A Amazônia possui uma reserva de água subterrânea com volume estimado em mais de 160 trilhões de metros cúbicos, estimou Francisco de Assis Matos de Abreu, professor da Universidade Federal do Pará (UFPA), durante a 66ª Reunião Anual da Sociedade Brasileira para o Progresso da Ciência (SBPC), que terminou no dia 27 de julho, no campus da Universidade Federal do Acre (UFAC), em Rio Branco.”.
(http://agencia.fapesp.br/amazonia_tem_oceano_subterraneo/19541/)
Joma, e em que a existência de um aquífero cujas águas são predominantemente salobras influi em qualquer coisa do exposto no texto?
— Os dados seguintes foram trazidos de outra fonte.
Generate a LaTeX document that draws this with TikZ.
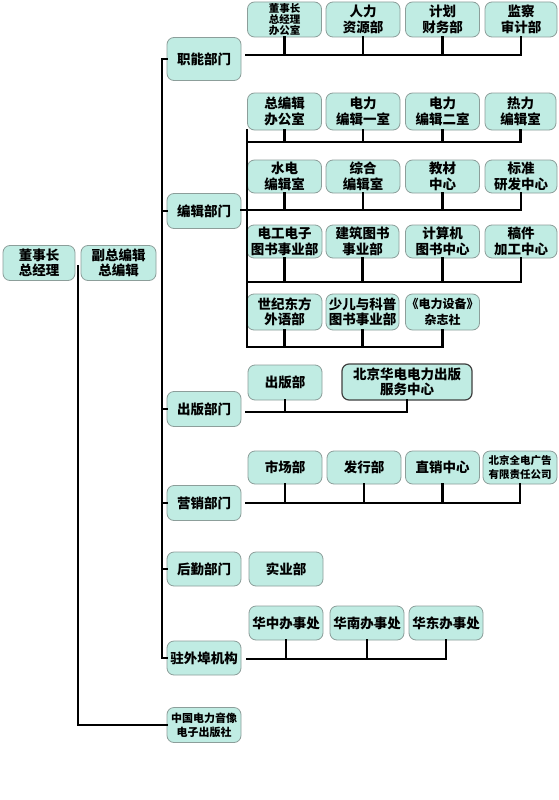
\documentclass[tikz,border=0pt]{standalone}
\usepackage{fontspec}
\newfontfamily\cjk{Noto Sans CJK SC}
\definecolor{boxfill}{RGB}{192,236,227}
\definecolor{boxline}{RGB}{140,158,154}
\begin{document}
\begin{tikzpicture}[x=1pt,y=-1pt,
  box/.style={draw=boxline, fill=boxfill, rounded corners=7pt, line width=0.8pt,
    align=center, inner sep=0pt, minimum width=74pt, minimum height=35pt,
    font=\cjk\bfseries\fontsize{13.5}{15.5}\selectfont},
  small/.style={font=\cjk\bfseries\fontsize{10.5}{11}\selectfont},
  tiny/.style={font=\cjk\bfseries\fontsize{11}{14}\selectfont},
  dark/.style={draw=black!75, line width=1.2pt},
  conn/.style={line width=2.6pt, line cap=rect}]
\useasboundingbox (0,0) rectangle (559,800);
\fill[white] (0,0) rectangle (559,800);
% level 0/1
\node[box, minimum width=72pt] (dsz) at (39,263) {董事长\\总经理};
\node[box, minimum width=75pt] (fzb) at (118.5,263) {副总编辑\\总编辑};
% departments
\node[box, minimum height=43pt] (zn) at (204,59) {职能部门};
\node[box] (bj) at (204,211) {编辑部门};
\node[box] (cb) at (204,409) {出版部门};
\node[box] (yx) at (204,503) {营销部门};
\node[box, minimum height=34pt] (hq) at (204,569) {后勤部门};
\node[box, minimum height=34pt] (zw) at (204,658) {驻外埠机构};
\node[box, tiny] (zg) at (204,725) {中国电力音像\\电子出版社};
% 职能 children
\node[box, small] (zn1) at (284.5,19.5) {董事长\\总经理\\办公室};
\node[box] (zn2) at (363,19.5) {人力\\资源部};
\node[box] (zn3) at (442.5,19.5) {计划\\财务部};
\node[box, minimum width=72pt] (zn4) at (521,19.5) {监察\\审计部};
% 编辑 rows
\node[box, minimum height=37pt] (b11) at (284.5,111.5) {总编辑\\办公室};
\node[box, minimum height=37pt] (b12) at (363,111.5) {电力\\编辑一室};
\node[box, minimum height=37pt] (b13) at (442.5,111.5) {电力\\编辑二室};
\node[box, minimum height=37pt, minimum width=71pt] (b14) at (520.5,111.5) {热力\\编辑室};
\node[box, minimum height=33pt] (b21) at (284.5,176.5) {水电\\编辑室};
\node[box, minimum height=33pt] (b22) at (363,176.5) {综合\\编辑室};
\node[box, minimum height=33pt] (b23) at (442.5,176.5) {教材\\中心};
\node[box, minimum height=33pt, minimum width=72pt] (b24) at (521,176.5) {标准\\研发中心};
\node[box, minimum height=33pt, minimum width=75pt] (b31) at (284.5,241.5) {电工电子\\图书事业部};
\node[box, minimum height=33pt, minimum width=73pt] (b32) at (362.5,241.5) {建筑图书\\事业部};
\node[box, minimum height=33pt] (b33) at (442.5,241.5) {计算机\\图书中心};
\node[box, minimum height=33pt, minimum width=72pt] (b34) at (521,241.5) {稿件\\加工中心};
\node[box, minimum width=75pt, minimum height=36pt] (b41) at (284.5,312) {世纪东方\\外语部};
\node[box, minimum width=73pt, minimum height=36pt] (b42) at (362.5,312) {少儿与科普\\图书事业部};
\node[box, minimum height=36pt, font=\cjk\bfseries\fontsize{12}{15.5}\selectfont] (b43) at (442.5,312) {《电力设备》\\杂志社};
% 出版 children
\node[box] (cb1) at (285,382.5) {出版部};
\node[box, dark, minimum width=130pt, minimum height=36pt] (cb2) at (407,382) {北京华电电力出版\\服务中心};
% 营销 children
\node[box, minimum height=33pt] (yx1) at (285,467.5) {市场部};
\node[box, minimum height=33pt] (yx2) at (364,467.5) {发行部};
\node[box, minimum height=33pt] (yx3) at (442.5,467.5) {直销中心};
\node[box, minimum height=33pt, font=\cjk\bfseries\fontsize{10.5}{14}\selectfont] (yx4) at (520,467.5) {北京全电广告\\有限责任公司};
% 后勤 child
\node[box, minimum height=34pt] (hq1) at (286,569) {实业部};
% 驻外埠 children
\node[box, minimum height=34pt] (zw1) at (286,623) {华中办事处};
\node[box, minimum height=34pt] (zw2) at (367,623) {华南办事处};
\node[box, minimum height=34pt] (zw3) at (446,623) {华东办事处};
% connector coordinates
\coordinate (mainx) at (162,0);
\coordinate (leftx) at (78,0);
\coordinate (bjx) at (247,0);
% main spine
\draw[conn] (zn.west -| mainx) -- (zw.west -| mainx);
\foreach \d in {zn,bj,cb,yx,hq,zw} \draw[conn] (\d.west -| mainx) -- (\d.west);
% left spine
\draw[conn] (78,266) -- (zg.west -| leftx) -- (zg.west);
% 职能
\draw[conn] (246,55) -- (zn4.south |- 0,55);
\foreach \c in {zn1,zn2,zn3,zn4} \draw[conn] (\c.south) -- (\c.south |- 0,55);
% 编辑
\draw[conn] (b11.south -| bjx) |- (b14.south |- 0,142);
\draw[conn] (bjx |- 0,142) -- (bjx |- 0,347) -- (b43.south |- 0,347);
\draw[conn] (bj.east |- 0,210) -- (b24.south |- 0,210);
\draw[conn] (bjx |- 0,282) -- (b34.south |- 0,282);
\foreach \c in {b11,b12,b13,b14} \draw[conn] (\c.south) -- (\c.south |- 0,142);
\foreach \c in {b21,b22,b23,b24} \draw[conn] (\c.south) -- (\c.south |- 0,210);
\foreach \c in {b31,b32,b33,b34} \draw[conn] (\c.south) -- (\c.south |- 0,282);
\foreach \c in {b41,b42,b43} \draw[conn] (\c.south) -- (\c.south |- 0,347);
% 出版
\draw[conn] (246,412) -- (cb2.south |- 0,412);
\foreach \c in {cb1,cb2} \draw[conn] (\c.south) -- (\c.south |- 0,412);
% 营销
\draw[conn] (246,503) -- (yx4.south |- 0,503);
\foreach \c in {yx1,yx2,yx3,yx4} \draw[conn] (\c.south) -- (\c.south |- 0,503);
% 驻外埠
\draw[conn] (247,659) -- (zw3.south |- 0,659);
\foreach \c in {zw1,zw2,zw3} \draw[conn] (\c.south) -- (\c.south |- 0,659);
\end{tikzpicture}
\end{document}
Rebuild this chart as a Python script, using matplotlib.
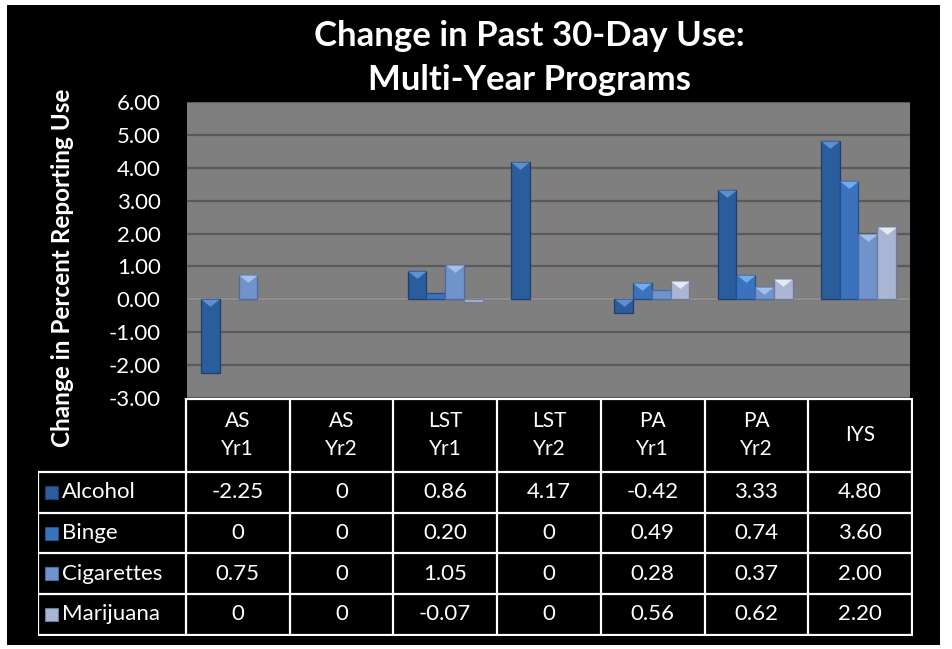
import matplotlib.pyplot as plt
import numpy as np
from matplotlib.patches import Rectangle

plt.rcParams['font.family'] = ['Lato', 'DejaVu Sans']

categories = ['AS\nYr1', 'AS\nYr2', 'LST\nYr1', 'LST\nYr2', 'PA\nYr1', 'PA\nYr2', 'IYS']
series = ['Alcohol', 'Binge', 'Cigarettes', 'Marijuana']
alcohol = [-2.25, 0, 0.86, 4.17, -0.42, 3.33, 4.80]
binge = [0, 0, 0.20, 0, 0.49, 0.74, 3.60]
cigarettes = [0.75, 0, 1.05, 0, 0.28, 0.37, 2.00]
marijuana = [0, 0, -0.07, 0, 0.56, 0.62, 2.20]
cell_text = [
    ['-2.25', '0', '0.86', '4.17', '-0.42', '3.33', '4.80'],
    ['0', '0', '0.20', '0', '0.49', '0.74', '3.60'],
    ['0.75', '0', '1.05', '0', '0.28', '0.37', '2.00'],
    ['0', '0', '-0.07', '0', '0.56', '0.62', '2.20'],
]
colors = ['#2b5c9c', '#3a72bd', '#7093cc', '#a9b5d2']
edges = ['#1d3f6e', '#24508a', '#4d6c9e', '#6f7c98']
tops = ['#5d8fd2', '#74aaee', '#a3c0ea', '#e4e9f4']

# flat triangle used as the bevel highlight on top of each bar
bevel = [(-1, 0), (1, 0), (0, -0.8), (-1, 0)]

W, H = 952, 649
fig = plt.figure(figsize=(W / 100, H / 100), dpi=100, facecolor='white')
fig.patches.append(Rectangle((7 / W, 1 - 645 / H), 933 / W, 640 / H,
                             transform=fig.transFigure, facecolor='black',
                             edgecolor='none', zorder=-10))

# chart area
ax = fig.add_axes([187 / W, 1 - 398 / H, 723 / W, 296 / H])
ax.set_facecolor('#7f7f7f')
x = np.arange(len(categories))
w = 1 / 5.5
for i, vals in enumerate([alcohol, binge, cigarettes, marijuana]):
    vals = np.array(vals)
    xs = x + (i - 1.5) * w
    ax.bar(xs, vals, w, color=colors[i], edgecolor=edges[i],
           linewidth=[0.9 if v != 0 else 0 for v in vals], zorder=3)
    m = np.abs(vals) >= 0.3
    ax.scatter(xs[m], np.maximum(vals[m], 0), marker=bevel, s=175,
               color=tops[i], linewidths=0, zorder=4)
ax.set_xlim(-0.5, len(categories) - 0.5)
ax.set_ylim(-3, 6)
ax.set_yticks(np.arange(-3, 7, 1))
ax.set_yticklabels([f'{v:.2f}' for v in np.arange(-3, 7, 1)])
ax.tick_params(axis='y', length=0, pad=19, labelsize=16, labelcolor='white')
ax.set_xticks([])
ax.grid(axis='y', color='#5a5a5a', linewidth=1.6, zorder=1)
ax.axhline(0, color='#9a9a9a', linewidth=1.2, zorder=2)
for s in ax.spines.values():
    s.set_visible(False)

fig.text(62 / W, 1 - 268 / H, 'Change in Percent Reporting Use', rotation=90,
         ha='center', va='center', color='white', fontsize=17.5, fontweight='bold')
fig.text(529 / W, 1 - 58 / H, 'Change in Past 30-Day Use:\nMulti-Year Programs',
         ha='center', va='center', color='white', fontsize=25, fontweight='bold',
         linespacing=1.45)

# data table
tx = fig.add_axes([38 / W, 1 - 636 / H, 875 / W, 238 / H])
tx.set_xlim(38, 913)
tx.set_ylim(636, 398)
tx.axis('off')
col_edges = [38] + [186 + k * 103.7 for k in range(8)]
row_edges = [398, 472, 513, 553, 594, 635]
lc = 'white'
lw = 1.6
tx.plot([186, 912], [399, 399], color=lc, lw=lw)
for xe in col_edges[1:]:
    tx.plot([xe, xe], [398, 635], color=lc, lw=lw)
tx.plot([38, 38], [472, 635], color=lc, lw=lw)
for ye in row_edges[1:]:
    tx.plot([38, 912], [ye, ye], color=lc, lw=lw)
for j, cat in enumerate(categories):
    cx = (col_edges[j + 1] + col_edges[j + 2]) / 2
    tx.text(cx, (398 + 472) / 2, cat, ha='center', va='center', color='white',
            fontsize=15, linespacing=1.55)
for r, name in enumerate(series):
    cy = (row_edges[r + 1] + row_edges[r + 2]) / 2
    tx.add_patch(Rectangle((45, cy - 6.5), 13, 13, facecolor=colors[r],
                           edgecolor=edges[r], lw=0.8))
    tx.text(62, cy, name, ha='left', va='center', color='white', fontsize=16)
    for j in range(len(categories)):
        cx = (col_edges[j + 1] + col_edges[j + 2]) / 2
        tx.text(cx, cy, cell_text[r][j], ha='center', va='center',
                color='white', fontsize=16)

fig.savefig('out.png', dpi=100, facecolor='white')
Águas subterrâneas são muito bacanas, mas a existência delas não vai resolver nossos problemas. No máximo elas podem adiá-los. Mas dada a contaminação de nossos aquíferos (esse da Amazônia já tem problemas com mercúrio e com radiotividade, e um aquífero contaminado é algo muito mais complicado que um rio contaminado), nem com isso eu contaria.
O Brasil desidratado e esquartejado, mas não tá nem aí.
Afinal, o Brasil não está só. Esse problema de desidratação está em toda parte do Planeta, mesmo onde há geleiras, pois elas, também, estão a desabar.
Mas o Brasil não tá nem aí, nem ninguém está.
Os desenvolvidos e os que estão em desenvolvimento, estão é lá, na Austrália, participando do G20, buscando meios para mais se desenvolverem. E o meio ambiente? -Bem, isso foge a nossa alçada. Dizem todos, cuja fixação é o desenvolvimento econômico e o crescimento populacional, para sempre.